1. Field of the Invention
The present invention relates to a dynamic vibration absorbing apparatus for an optical disk drive, and particularly to a dynamic vibration absorbing apparatus that absorbs vibration due to an unbalanced disk at high rotational speeds in the optical disk drive.
2. Description of the Prior Art
Since optical media technology has rapidly improved in recent years, various kinds of optical disk drives are involved in applications as computer peripherals. Presently, most commercially available optical disk drives are made to operate with the rotational speed of their spindle motor over 10000 rpm.
However, it is possible that the optical disk loaded into an optical disk drive may be eccentric.

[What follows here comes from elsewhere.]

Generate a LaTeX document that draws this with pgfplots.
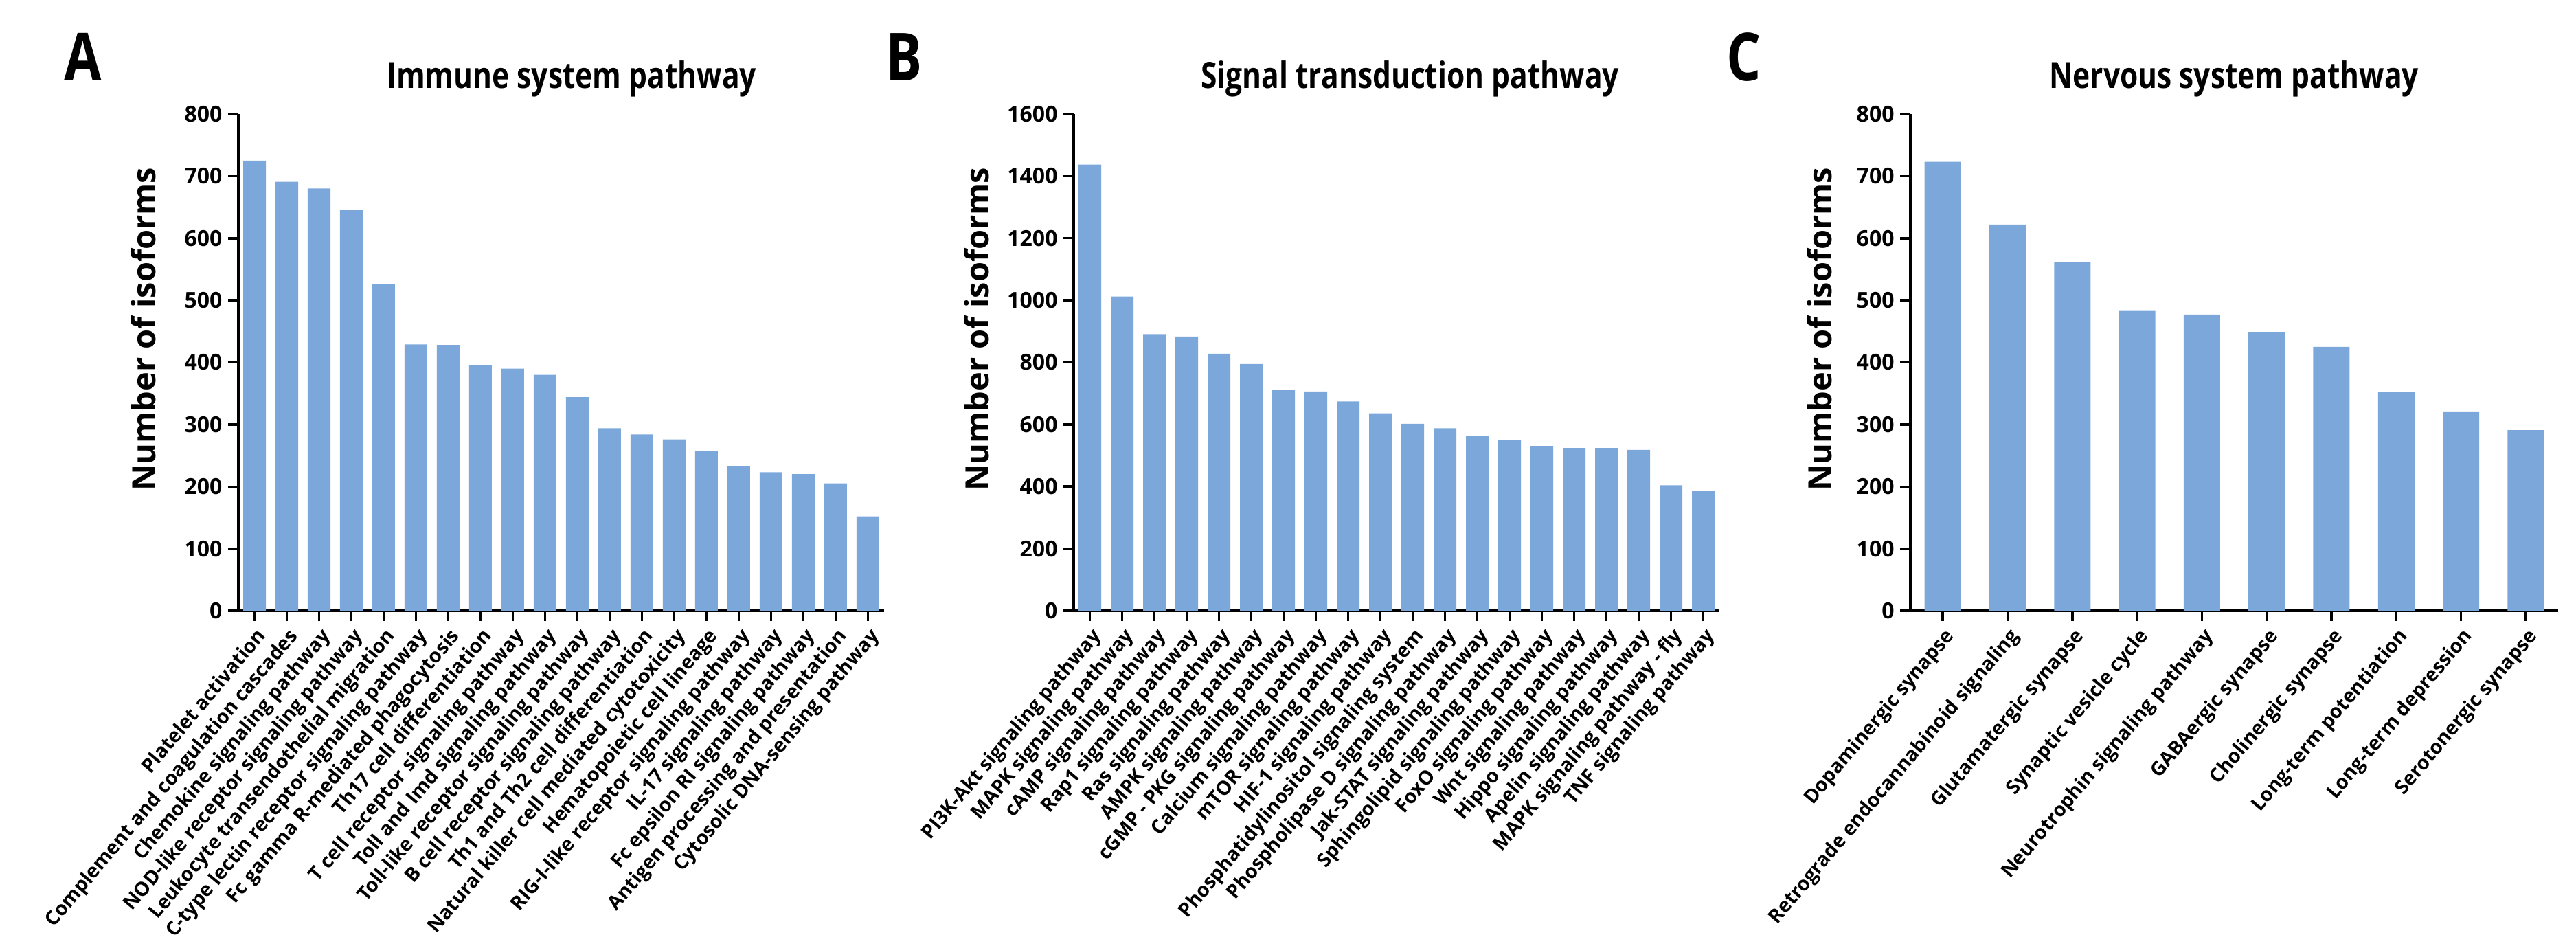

When both the eccentric disk and the spindle motor of the optical disk drive is operated at a relatively high rotational speed, centrifugal force due to imbalance of the eccentric disk increases and may lead to vibration or noise. The vibration creates instability that impairs the optical pickup head of the optical disk drive, so that error occurs in data readout, and the noise can be annoying or even hazardous to the user. Furthermore, reading data from unstable optical disk may also result in the deterioration of the performance of the optical disk drive. Accordingly, elimination of vibration and noise at high rotational speeds is a major concern for manufacturers.

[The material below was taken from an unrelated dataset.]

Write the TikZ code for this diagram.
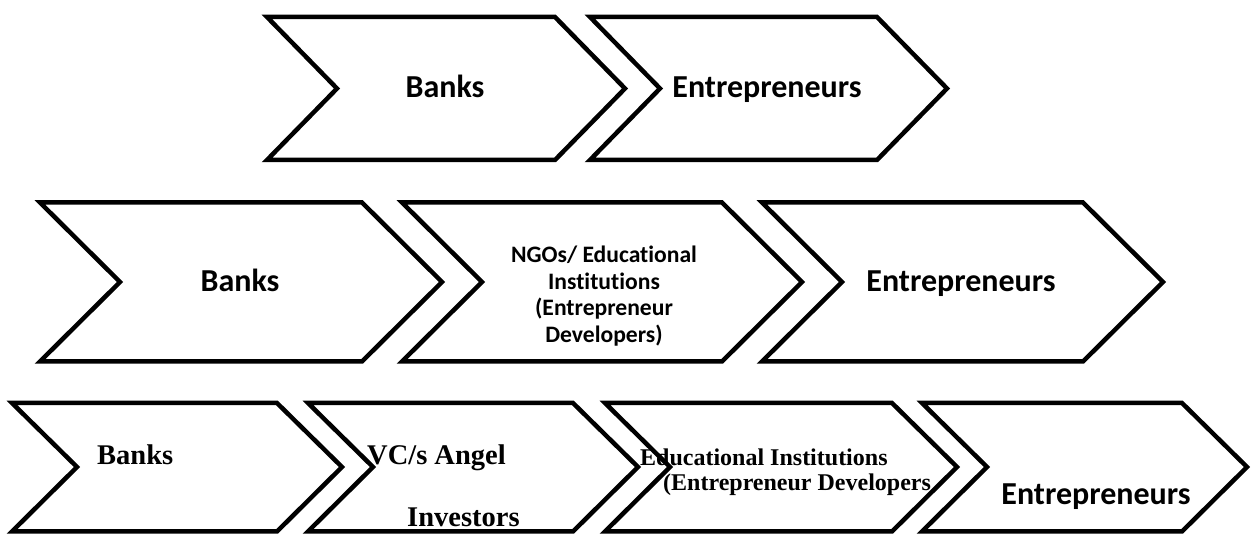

Conventionally, there are three methods to reduce vibration and noise in optical disk drives at high rotational speeds due to imbalance of the optical disk.
In one conventional method, extra weight is applied to the data readout device (i.e. the “mecha”) of the optical disk drive. This method directly increases the weight of the optical disk drive and attempts to reduce vibration. Unfortunately, vibration cannot be significantly reduced.
Another method of reducing the vibration of the optical disk drive uses an additional auto-balancing system in the optical disk drive. In the auto-balancing system, a balancing component is applied to balance the eccentric disk. In practical use, however, this method is limited by the manufacturing factors such as concentricity or roughness, and it is not possible to apply a specific balancing component to deal with vibration and noise due to various types of eccentric disks. Obviously, many specific components need to accomplish this and cause more cost.
The third method applies a dynamic vibration absorber in accordance with vibration theory to the optical disk drive. The dynamic vibration absorber includes an elastic block, i.e. an absorber, provided either above or under the base of the optical disk drive. According to the vibration theory, when the elastic block has a natural frequency that is equal to the harmonic frequency of the base in vibration, the base has a displacement of zero. That is, the elastic block absorbs vibration due to the base.
FIG. 1 shows a conventional dynamic vibration absorber commonly used in the optical disk drive. In FIG. 1, a plurality of dampers 12a is elastic members, and is provided between the block 10a and the base 11a. A plurality of vibration absorbing dampers 13a is damping components and provided between the base 11a and the base supporting device. In this case, the dynamic vibration absorber significantly reduces vibration of the optical disk drive.
However, in the conventional dynamic vibration absorber, the dampers 12a and the vibration absorbing dampers 13a are different shapes and of different materials, which is not preferable in consideration of cost and manufacture of the optical disk drive. Consequently, there is a need to develop a dynamic vibration absorbing apparatus for the optical disk drive without the above-mentioned disadvantages.